The short answer is: no, not at all.
But the longer answer is that while something we could call 'morality' has always existed, how we conceive of morality has changed a lot.
Specifically when it comes to humaneness, even in ancient Chinese philosophy, there is the concept ren, which we could plausibly translate as 'humaneness', and ren is a chief ethical virtue.
That being said, for the rest of my answer I will restrict myself to the history of Western philosophy just because it will make it simpler to answer the question.
In ancient Greece, we find the idea of virtue (arete). Virtually every philosopher after Socrates (died in 399 BC) wrote extensively on this idea, and we can get a sense from how much these philosophers talked about it and what they had to say that ancient Greek cultures were deeply driven by a sense of virtue. They employed many of the same concepts we do to talk about virtue, especially shame and honor. A list of Greek virtues might not feature honesty or the sort of warmth and friendliness that we think are virtues, but courage, self-control, justice, wisdom, etc., would appear, as well as some not-so secular ones that are still familiar to us, such as piety. We sometimes see Socrates depicted in conversations in Plato's dialogues as appealing to an interlocutor's shame, so that feeling of 'oh, man, this is sort of evil' that you wonder whether could belong to a crusader undoubtedly did belong in the pre-modern person's "moral vocabulary", so to speak.

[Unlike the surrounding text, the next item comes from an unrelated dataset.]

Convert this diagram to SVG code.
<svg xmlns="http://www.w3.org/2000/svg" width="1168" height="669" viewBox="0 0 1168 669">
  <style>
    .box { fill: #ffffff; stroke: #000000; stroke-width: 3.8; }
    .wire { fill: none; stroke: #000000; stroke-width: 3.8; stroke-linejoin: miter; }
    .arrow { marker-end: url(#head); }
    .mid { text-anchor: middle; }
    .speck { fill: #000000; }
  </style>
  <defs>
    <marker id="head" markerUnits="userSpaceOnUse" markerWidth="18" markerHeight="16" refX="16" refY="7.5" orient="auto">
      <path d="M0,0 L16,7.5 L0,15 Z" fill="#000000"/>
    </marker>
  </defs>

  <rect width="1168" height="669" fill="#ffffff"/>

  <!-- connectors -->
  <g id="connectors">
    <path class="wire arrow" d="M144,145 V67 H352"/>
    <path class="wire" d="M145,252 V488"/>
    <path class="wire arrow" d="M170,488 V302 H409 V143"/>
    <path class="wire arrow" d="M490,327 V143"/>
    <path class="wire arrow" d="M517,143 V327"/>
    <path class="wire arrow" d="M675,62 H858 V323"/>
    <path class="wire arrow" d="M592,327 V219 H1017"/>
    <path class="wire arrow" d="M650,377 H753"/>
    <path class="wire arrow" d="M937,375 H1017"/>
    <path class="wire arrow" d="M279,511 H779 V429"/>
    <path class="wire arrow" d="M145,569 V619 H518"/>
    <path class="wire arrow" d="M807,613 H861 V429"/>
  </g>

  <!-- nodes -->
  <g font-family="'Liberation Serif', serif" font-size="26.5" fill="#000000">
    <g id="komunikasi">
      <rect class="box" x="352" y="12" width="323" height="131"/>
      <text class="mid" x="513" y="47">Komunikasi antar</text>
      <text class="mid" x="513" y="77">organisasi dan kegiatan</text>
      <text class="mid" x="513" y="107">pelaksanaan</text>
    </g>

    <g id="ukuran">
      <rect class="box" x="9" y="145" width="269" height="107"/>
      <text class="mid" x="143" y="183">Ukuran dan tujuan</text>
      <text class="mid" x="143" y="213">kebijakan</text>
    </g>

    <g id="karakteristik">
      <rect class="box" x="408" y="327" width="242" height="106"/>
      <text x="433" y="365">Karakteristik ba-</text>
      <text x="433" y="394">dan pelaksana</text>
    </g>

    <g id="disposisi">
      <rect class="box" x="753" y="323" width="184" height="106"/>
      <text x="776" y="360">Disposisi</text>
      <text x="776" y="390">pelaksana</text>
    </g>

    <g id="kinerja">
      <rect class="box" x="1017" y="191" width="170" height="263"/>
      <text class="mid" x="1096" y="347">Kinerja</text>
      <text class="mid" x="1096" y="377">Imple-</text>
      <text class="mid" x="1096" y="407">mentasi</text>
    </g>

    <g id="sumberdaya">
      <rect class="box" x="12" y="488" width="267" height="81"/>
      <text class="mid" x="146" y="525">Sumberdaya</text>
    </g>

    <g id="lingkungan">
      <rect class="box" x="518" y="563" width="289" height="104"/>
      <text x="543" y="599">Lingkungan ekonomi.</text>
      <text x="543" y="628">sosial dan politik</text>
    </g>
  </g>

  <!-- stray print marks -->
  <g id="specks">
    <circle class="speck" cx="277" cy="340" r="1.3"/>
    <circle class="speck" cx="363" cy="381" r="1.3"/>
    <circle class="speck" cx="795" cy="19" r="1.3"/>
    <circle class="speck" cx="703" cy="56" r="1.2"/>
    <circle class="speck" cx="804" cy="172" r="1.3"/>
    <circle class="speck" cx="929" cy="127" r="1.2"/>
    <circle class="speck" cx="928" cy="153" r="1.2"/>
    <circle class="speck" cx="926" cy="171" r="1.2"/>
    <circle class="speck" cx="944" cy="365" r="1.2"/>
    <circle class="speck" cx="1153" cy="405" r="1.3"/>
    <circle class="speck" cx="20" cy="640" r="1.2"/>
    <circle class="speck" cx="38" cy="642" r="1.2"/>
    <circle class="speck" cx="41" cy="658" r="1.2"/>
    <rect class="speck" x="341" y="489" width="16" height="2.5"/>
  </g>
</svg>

Of course, there were bad people then and now, and sometimes people are shameless and sometimes people are not.
But more to the point, older civilizations had just a very different conception of what particular things were right and wrong, and I think this explains what you are asking about too. (Although I definitely think some part of the explanation does have to state that if we judge whether a society "had morality" by its worst examples, then we'd probably say our own society "doesn't have" morality -- which is absurd since our society obviously does, and therefore we shouldn't judge whether a society "has" morality by its worst examples.) Ancient Greeks, for instance, would expose babies in various circumstances -- this means that they'd leave them out in the wilderness to die. Sometimes this was done for reasons of disability. You can see an example in Sophocles' Oedipus, where Oedipus is exposed due to a very worrisome prophecy. Plato seems to support exposure of children in cases where the child is an offspring of two parents who have bad characters in the Republic. (If this is really his view in the Republic, then he walks it back in the Timaeus and says that children should merely be sent away to live in another city in these cases.) Aristotle definitely is in favor of exposure in cases of disability, in the Politics.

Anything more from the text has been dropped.